Se nos va la vida de las manos. Apenas nos damos cuenta. La vida es uno, dos, tres proyectos, solo. Los días no dan para más. Nacemos, crecemos, nos multiplicamos, trabajamos y morimos. No es difícil la síntesis. Todo es breve. Y, sin embargo, nos ufanamos en la ilusión de la infinitud, creyéndonos eternos.
¿Cuántos años de vida nos queda? Poco. Quizá diez o veinte. ¿Cuánto es eso? Nada. Vivimos con la espada de Damocles sobre nuestras cabezas. Y nos molesta el comentario del vecino. Lo creemos de carácter trascendente. ¿Qué significa esa crítica desde la perspectiva de la finitud? Un leve piquete de zancudo. ¿Por qué tomarlo con demasiada seriedad? Es el olvido.
Estamos inoculados por lo que nos provoca pérdida de la memoria. Entre más jóvenes su reacción es más poderosa. Vivimos anestesiados, padecemos el sueño ridículo de sentirnos perdurables. Por eso nos molestan tanto las contrariedades de la vida. Ese es nuestro empeño por la adulación.

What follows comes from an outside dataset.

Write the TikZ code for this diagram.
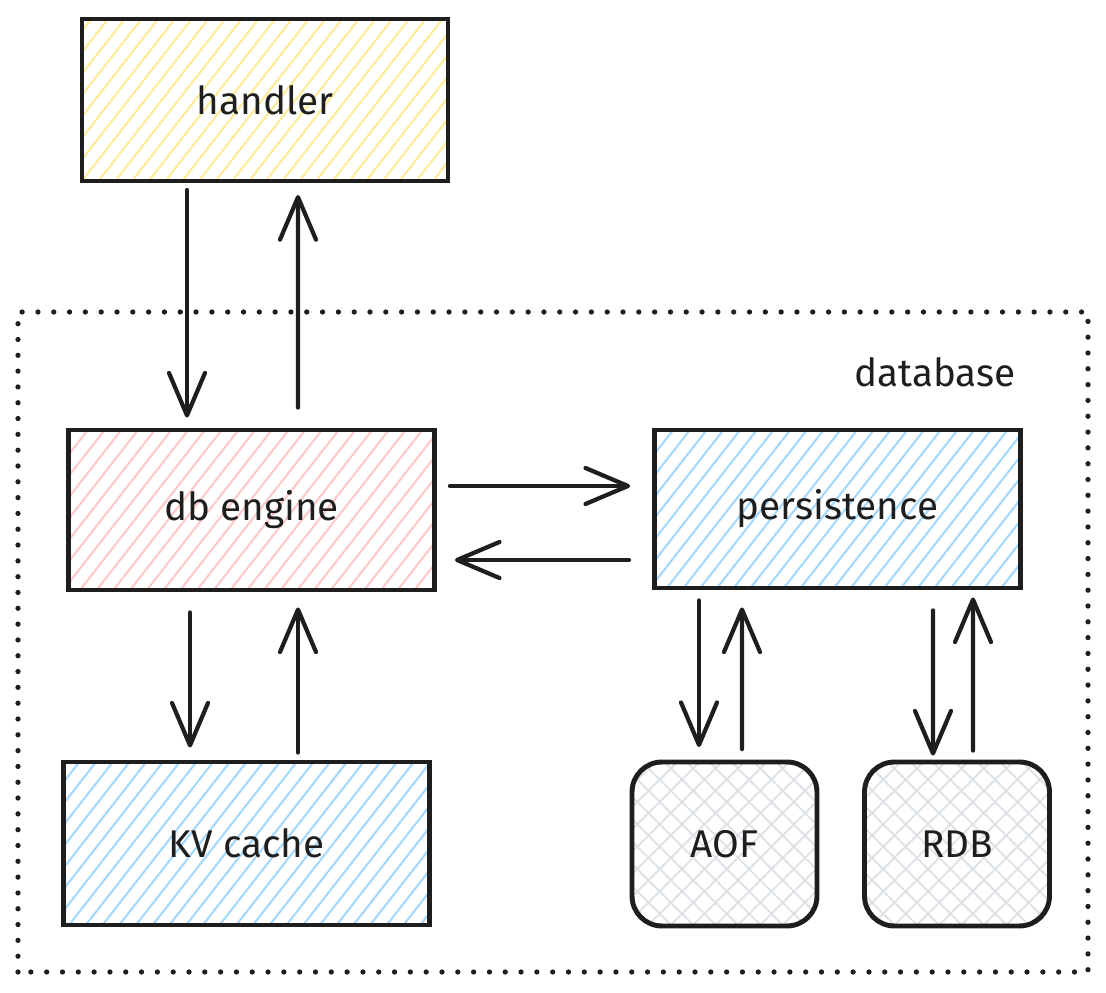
\documentclass[tikz,border=0pt]{standalone}
\usepackage{fontspec}
\setmainfont{Fira Sans}
\usetikzlibrary{arrows.meta,patterns.meta,calc}
\begin{document}
\begin{tikzpicture}[x=0.02cm,y=0.02cm,
  block/.style={draw=ink, line width=2.8pt, minimum width=7.32cm, minimum height=3.24cm, font=\fontsize{22}{26}\selectfont, text=ink},
  hatched/.style={pattern={Lines[angle=52,distance=7.5pt,line width=1.2pt]}, pattern color=#1},
  store/.style={block, minimum width=3.7cm, minimum height=3.28cm, rounded corners=0.6cm, pattern={Hatch[angle=45,distance=9pt,line width=1.1pt]}, pattern color=store gray},
  link/.style={draw=ink, line width=2.4pt, line cap=round, -{Straight Barb[length=0.85cm,width=0.72cm,round]}}]
\definecolor{ink}{HTML}{1E1E1E}
\definecolor{handler yellow}{HTML}{FFEC99}
\definecolor{engine red}{HTML}{FFC9C9}
\definecolor{cache blue}{HTML}{A5D8FF}
\definecolor{store gray}{HTML}{DEE2E6}
\useasboundingbox (0,0) rectangle (1106,992);

% database frame
\draw[ink, line width=3pt, line cap=round, dash pattern=on 0pt off 9pt] (18,20) rectangle (1088,680);
\node[text=ink, font=\fontsize{22}{26}\selectfont] (dblabel) at (935,620) {database};

% blocks
\node[block, hatched=handler yellow] (handler) at (265,892) {handler};
\node[block, hatched=engine red, minimum height=3.2cm] (engine) at (251.5,482) {db engine};
\node[block, hatched=cache blue, minimum height=3.16cm] (persist) at (837.5,483) {persistence};
\node[block, hatched=cache blue, minimum height=3.26cm] (cache) at (246.5,148.5) {KV cache};
\node[store] (aof) at (724.5,148) {AOF};
\node[store] (rdb) at (957,148) {RDB};

% handler <-> engine
\draw[link] ($(handler.south)+(-78,-8)$) -- ($(engine.north)+(-64.5,10)$);
\draw[link] ($(engine.north)+(46.5,20)$) -- ($(handler.south)+(33,-13)$);
% engine <-> persistence
\draw[link] ($(engine.east)+(13,24)$) -- ($(persist.west)+(-22,23)$);
\draw[link] ($(persist.west)+(-23,-51)$) -- ($(engine.east)+(18,-50)$);
% engine <-> cache
\draw[link] ($(engine.south)+(-61.5,-20)$) -- ($(cache.north)+(-56.5,12)$);
\draw[link] ($(cache.north)+(51.5,7)$) -- ($(engine.south)+(46.5,-15)$);
% persistence <-> stores
\draw[link] ($(persist.south)+(-138.5,-10)$) -- ($(aof.north)+(-25.5,14)$);
\draw[link] ($(aof.north)+(17.5,12)$) -- ($(persist.south)+(-95.5,-17)$);
\draw[link] ($(persist.south)+(95.5,-20)$) -- ($(rdb.north)+(-24,4)$);
\draw[link] ($(rdb.north)+(16,9)$) -- ($(persist.south)+(135.5,-7)$);
\end{tikzpicture}
\end{document}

Solo con los años comprendemos que la vida es un suspiro. Maduramos. Dejamos de tomarnos en serio y empezamos a ser sabios. Dormimos más, amamos mejor y aprendemos a negarnos. ¿La crítica? ¿Un juicio severo? ¿Frustraciones? Se aprende a surfear por la vida. Todo es tan temporal que enfurecerse es verdaderamente estúpido. La parca nos corrige la visión y estimula la voluntad.
No es resignación. Se trata de ajustes, equilibrios, realismo. Escribo de corregir la vanidad de la vida y valorar más sabiamente lo que se tiene. Es una conversión de vida. Pasar de la fatuidad a lo esencial. Transitar de lo artificial, las construcciones oníricas que nos afiebran, a lo natural, el reconocimiento de nuestra falibilidad.
Los sueños son ese aire vital que debe animar nuestras vidas. Pero debemos dar a nuestros pulmones oxígenos de calidad. Hay mucha polución en el ambiente. Y nunca nos contaminamos tanto como en la juventud. El joven es por definición arrogante por escasez de ese hálito vital. Pocas cosas son tan ridículas que las poses en ese período de inmadurez.
Solo el tiempo nos pone en nuestro sitio. Como regalo bajado del cielo, aprendemos a vivir. Percibimos el valor de disfrutar el tiempo, a olvidarnos de las ofensas, a sonreír más y a superar los baches de nuestras frustraciones. De pronto nos acordamos de las divinidades y nos volvemos religiosos. Renunciamos al estrés y meditamos como monjes. Hacemos el amor con menos prisa, mayor pasión y sentido del gusto.
Llegado ese momento, qué importa la brevedad de la existencia. Ya estamos preparados para la muerte porque finalmente hemos vivido.